The workflow has been tested with apptainer version 1.2.5-1.el7 and docker version 24.0.7.

  • apptainer: There have been reported binding issues with previous versions (such as apptainer version 1.1.3-1.el7). Please ensure that you are using the latest version.

  • Docker: The latest versions (25.x) cannot be used as they are not compatible yet with apptainer/ singularity.

    We are waiting for an update from the apptainer team. To track this issue, please check the forum post.

Configuring the cluster parameters#

First, you need to configure the cluster-specific parameters in docker/.env.base file. The following describes the parameters that need to be configured:

  • CLUSTER_ISAAC_SIM_CACHE_DIR: The directory on the cluster where the Isaac Sim cache is stored. This directory has to end on docker-isaac-sim. This directory will be copied to the compute node and mounted into the singularity container. It should increase the speed of starting the simulation.

  • CLUSTER_ORBIT_DIR: The directory on the cluster where the orbit code is stored. This directory has to end on orbit. This directory will be copied to the compute node and mounted into the singularity container. When a job is submitted, the latest local changes will be copied to the cluster.

  • CLUSTER_LOGIN: The login to the cluster. Typically, this is the user and cluster names, e.g., your_user@euler.ethz.ch.

  • CLUSTER_SIF_PATH: The path on the cluster where the singularity image will be stored. The image will be copied to the compute node but not uploaded again to the cluster when a job is submitted.

  • CLUSTER_PYTHON_EXECUTABLE: The path within orbit to the Python executable that should be executed in the submitted job.

Exporting to singularity image#

Next, we need to export the Docker image to a singularity image and upload it to the cluster. This step is only required once when the first job is submitted or when the Docker image is updated. For instance, due to an upgrade of the Isaac Sim version, or additional requirements for your project.

To export to a singularity image, execute the following command:

./docker/container.sh push [profile]

This command will create a singularity image under docker/exports directory and upload it to the defined location on the cluster. Be aware that creating the singularity image can take a while. [profile] is an optional argument that specifies the container profile to be used. If no profile is specified, the default profile base will be used.

Note

By default, the singularity image is created without root access by providing the --fakeroot flag to the apptainer build command. In case the image creation fails, you can try to create it with root access by removing the flag in docker/container.sh.

Job Submission and Execution#

Defining the job parameters#

The job parameters are defined inside the docker/cluster/submit_job.sh. A typical SLURM operation requires specifying the number of CPUs and GPUs, the memory, and the time limit. For more information, please check the SLURM documentation.
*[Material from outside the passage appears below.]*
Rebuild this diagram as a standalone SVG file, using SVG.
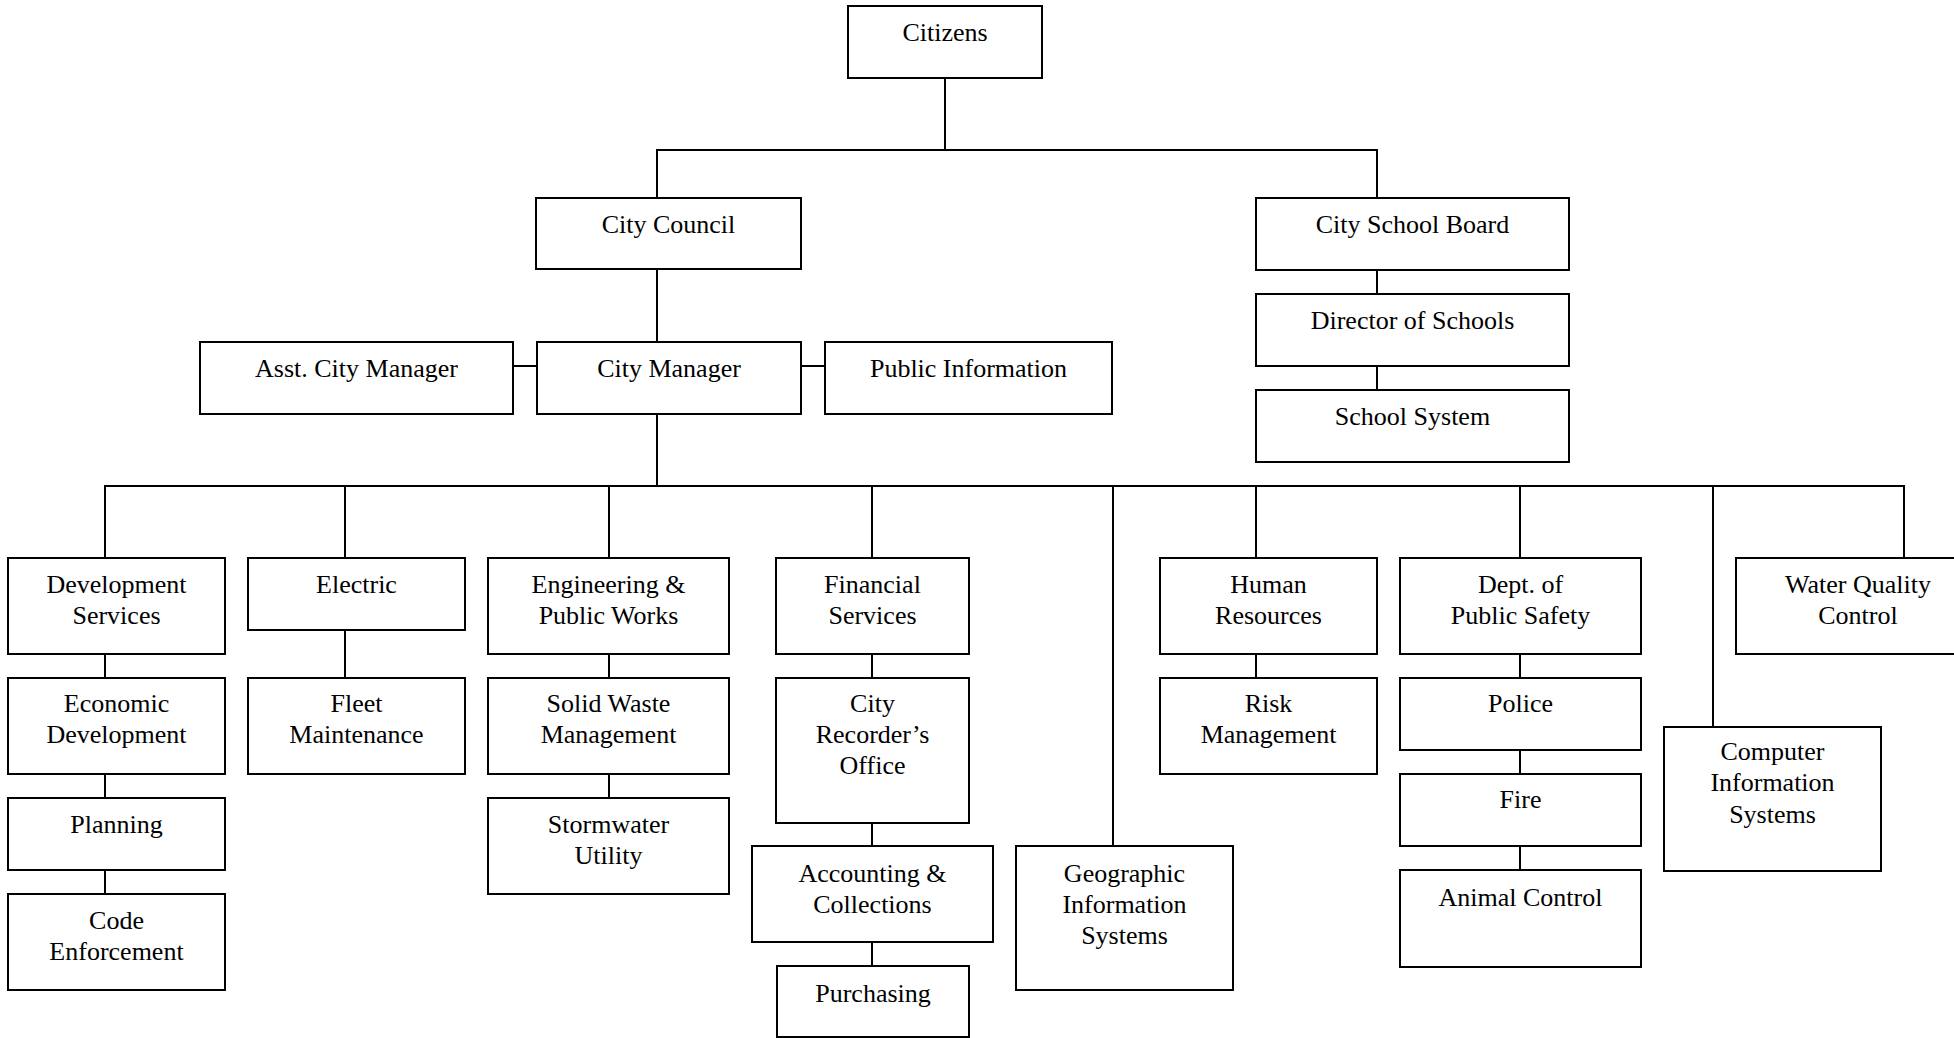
<svg xmlns="http://www.w3.org/2000/svg" width="1954" height="1038" viewBox="0 0 1954 1038">
<style>
  .box { fill: #fff; stroke: #000; stroke-width: 2; }
  .lbl { font-family: "Liberation Serif", "Times New Roman", serif; font-size: 26px; fill: #000; text-anchor: middle; }
  .conn line { stroke: #000; stroke-width: 2; }
</style>
<rect x="0" y="0" width="1954" height="1038" fill="#fff"/>
<g class="conn" id="connectors">
  <line x1="945" y1="78" x2="945" y2="150"/>
  <line x1="656" y1="150" x2="1378" y2="150"/>
  <line x1="657" y1="150" x2="657" y2="198"/>
  <line x1="1377" y1="150" x2="1377" y2="198"/>
  <line x1="657" y1="269" x2="657" y2="342"/>
  <line x1="513" y1="366" x2="537" y2="366"/>
  <line x1="801" y1="366" x2="825" y2="366"/>
  <line x1="1377" y1="270" x2="1377" y2="294"/>
  <line x1="1377" y1="366" x2="1377" y2="390"/>
  <line x1="657" y1="414" x2="657" y2="486"/>
  <line x1="104" y1="486" x2="1905" y2="486"/>
  <line x1="105" y1="486" x2="105" y2="558"/>
  <line x1="345" y1="486" x2="345" y2="558"/>
  <line x1="609" y1="486" x2="609" y2="558"/>
  <line x1="872" y1="486" x2="872" y2="558"/>
  <line x1="1113" y1="486" x2="1113" y2="846"/>
  <line x1="1256" y1="486" x2="1256" y2="558"/>
  <line x1="1520" y1="486" x2="1520" y2="558"/>
  <line x1="1713" y1="486" x2="1713" y2="727"/>
  <line x1="1904" y1="486" x2="1904" y2="558"/>
  <line x1="105" y1="654" x2="105" y2="678"/>
  <line x1="105" y1="774" x2="105" y2="798"/>
  <line x1="105" y1="870" x2="105" y2="894"/>
  <line x1="345" y1="630" x2="345" y2="678"/>
  <line x1="609" y1="654" x2="609" y2="678"/>
  <line x1="609" y1="774" x2="609" y2="798"/>
  <line x1="872" y1="654" x2="872" y2="678"/>
  <line x1="872" y1="823" x2="872" y2="846"/>
  <line x1="872" y1="942" x2="872" y2="966"/>
  <line x1="1256" y1="654" x2="1256" y2="678"/>
  <line x1="1520" y1="654" x2="1520" y2="678"/>
  <line x1="1520" y1="750" x2="1520" y2="774"/>
  <line x1="1520" y1="846" x2="1520" y2="870"/>
</g>
<g id="citizens"><rect class="box" x="848" y="6" width="194" height="72"/><text class="lbl" x="945" y="41">Citizens</text></g>
<g id="city-council"><rect class="box" x="536" y="198" width="265" height="71"/><text class="lbl" x="668.5" y="233">City Council</text></g>
<g id="city-school-board"><rect class="box" x="1256" y="198" width="313" height="72"/><text class="lbl" x="1412.5" y="233">City School Board</text></g>
<g id="director-of-schools"><rect class="box" x="1256" y="294" width="313" height="72"/><text class="lbl" x="1412.5" y="329">Director of Schools</text></g>
<g id="school-system"><rect class="box" x="1256" y="390" width="313" height="72"/><text class="lbl" x="1412.5" y="425">School System</text></g>
<g id="asst-city-manager"><rect class="box" x="200" y="342" width="313" height="72"/><text class="lbl" x="356.5" y="377">Asst. City Manager</text></g>
<g id="city-manager"><rect class="box" x="537" y="342" width="264" height="72"/><text class="lbl" x="669" y="377">City Manager</text></g>
<g id="public-information"><rect class="box" x="825" y="342" width="287" height="72"/><text class="lbl" x="968.5" y="377">Public Information</text></g>

<g id="development-services"><rect class="box" x="8" y="558" width="217" height="96"/><text class="lbl" x="116.5" y="593">Development</text><text class="lbl" x="116.5" y="624">Services</text></g>
<g id="economic-development"><rect class="box" x="8" y="678" width="217" height="96"/><text class="lbl" x="116.5" y="712">Economic</text><text class="lbl" x="116.5" y="743">Development</text></g>
<g id="planning"><rect class="box" x="8" y="798" width="217" height="72"/><text class="lbl" x="116.5" y="833">Planning</text></g>
<g id="code-enforcement"><rect class="box" x="8" y="894" width="217" height="96"/><text class="lbl" x="116.5" y="929">Code</text><text class="lbl" x="116.5" y="960">Enforcement</text></g>

<g id="electric"><rect class="box" x="248" y="558" width="217" height="72"/><text class="lbl" x="356.5" y="593">Electric</text></g>
<g id="fleet-maintenance"><rect class="box" x="248" y="678" width="217" height="96"/><text class="lbl" x="356.5" y="712">Fleet</text><text class="lbl" x="356.5" y="743">Maintenance</text></g>

<g id="engineering-public-works"><rect class="box" x="488" y="558" width="241" height="96"/><text class="lbl" x="608.5" y="593">Engineering &amp;</text><text class="lbl" x="608.5" y="624">Public Works</text></g>
<g id="solid-waste-management"><rect class="box" x="488" y="678" width="241" height="96"/><text class="lbl" x="608.5" y="712">Solid Waste</text><text class="lbl" x="608.5" y="743">Management</text></g>
<g id="stormwater-utility"><rect class="box" x="488" y="798" width="241" height="96"/><text class="lbl" x="608.5" y="833">Stormwater</text><text class="lbl" x="608.5" y="864">Utility</text></g>

<g id="financial-services"><rect class="box" x="776" y="558" width="193" height="96"/><text class="lbl" x="872.5" y="593">Financial</text><text class="lbl" x="872.5" y="624">Services</text></g>
<g id="city-recorders-office"><rect class="box" x="776" y="678" width="193" height="145"/><text class="lbl" x="872.5" y="712">City</text><text class="lbl" x="872.5" y="743">Recorder’s</text><text class="lbl" x="872.5" y="774">Office</text></g>
<g id="accounting-collections"><rect class="box" x="752" y="846" width="241" height="96"/><text class="lbl" x="872.5" y="882">Accounting &amp;</text><text class="lbl" x="872.5" y="913">Collections</text></g>
<g id="purchasing"><rect class="box" x="777" y="966" width="192" height="71"/><text class="lbl" x="873" y="1002">Purchasing</text></g>

<g id="geographic-information-systems"><rect class="box" x="1016" y="846" width="217" height="144"/><text class="lbl" x="1124.5" y="882">Geographic</text><text class="lbl" x="1124.5" y="913">Information</text><text class="lbl" x="1124.5" y="944">Systems</text></g>

<g id="human-resources"><rect class="box" x="1160" y="558" width="217" height="96"/><text class="lbl" x="1268.5" y="593">Human</text><text class="lbl" x="1268.5" y="624">Resources</text></g>
<g id="risk-management"><rect class="box" x="1160" y="678" width="217" height="96"/><text class="lbl" x="1268.5" y="712">Risk</text><text class="lbl" x="1268.5" y="743">Management</text></g>

<g id="dept-public-safety"><rect class="box" x="1400" y="558" width="241" height="96"/><text class="lbl" x="1520.5" y="593">Dept. of</text><text class="lbl" x="1520.5" y="624">Public Safety</text></g>
<g id="police"><rect class="box" x="1400" y="678" width="241" height="72"/><text class="lbl" x="1520.5" y="712">Police</text></g>
<g id="fire"><rect class="box" x="1400" y="774" width="241" height="72"/><text class="lbl" x="1520.5" y="808">Fire</text></g>
<g id="animal-control"><rect class="box" x="1400" y="870" width="241" height="97"/><text class="lbl" x="1520.5" y="906">Animal Control</text></g>

<g id="computer-information-systems"><rect class="box" x="1664" y="727" width="217" height="144"/><text class="lbl" x="1772.5" y="760">Computer</text><text class="lbl" x="1772.5" y="791">Information</text><text class="lbl" x="1772.5" y="823">Systems</text></g>

<g id="water-quality-control"><rect class="box" x="1736" y="558" width="244" height="96"/><text class="lbl" x="1858" y="593">Water Quality</text><text class="lbl" x="1858" y="624">Control</text></g>
</svg>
The default configuration is as follows:

12#SBATCH --cpus-per-task=8
13#SBATCH --gpus=rtx_3090:1
14#SBATCH --time=23:00:00
15#SBATCH --mem-per-cpu=4048
16#SBATCH --mail-type=END
17#SBATCH --mail-user=name@mail
18#SBATCH --job-name="training-$(date +"%Y-%m-%dT%H:%M")"

An essential requirement for the cluster is that the compute node has access to the internet at all times. This is required to load assets from the Nucleus server. For some cluster architectures, extra modules must be loaded to allow internet access.

For instance, on ETH Zurich Euler cluster, the eth_proxy module needs to be loaded. This can be done by adding the following line to the submit_job.sh script:

3# in the case you need to load specific modules on the cluster, add them here
4# e.g., `module load eth_proxy`

Submitting a job#

To submit a job on the cluster, the following command can be used:

./docker/container.sh job [profile] "argument1" "argument2" ...

This command will copy the latest changes in your code to the cluster and submit a job. Please ensure that your Python executable’s output is stored under orbit/logs as this directory will be copied again from the compute node to CLUSTER_ORBIT_DIR.

[profile] is an optional argument that specifies which singularity image corresponding to the container profile will be used. If no profile is specified, the default profile base will be used. The profile has be defined directlty after the job command. All other arguments are passed to the Python executable. If no profile is defined, all arguments are passed to the Python executable.

The training arguments are passed to the Python executable. As an example, the standard ANYmal rough terrain locomotion training can be executed with the following command:

./docker/container.sh job --task Isaac-Velocity-Rough-Anymal-C-v0 --headless --video --offscreen_render

The above will, in addition, also render videos of the training progress and store them under orbit/logs directory.

Note

The ./docker/container.sh job command will copy the latest changes in your code to the cluster. However, it will not delete any files that have been deleted locally. These files will still exist on the cluster which can lead to issues. In this case, we recommend removing the CLUSTER_ORBIT_DIR directory on the cluster and re-run the command.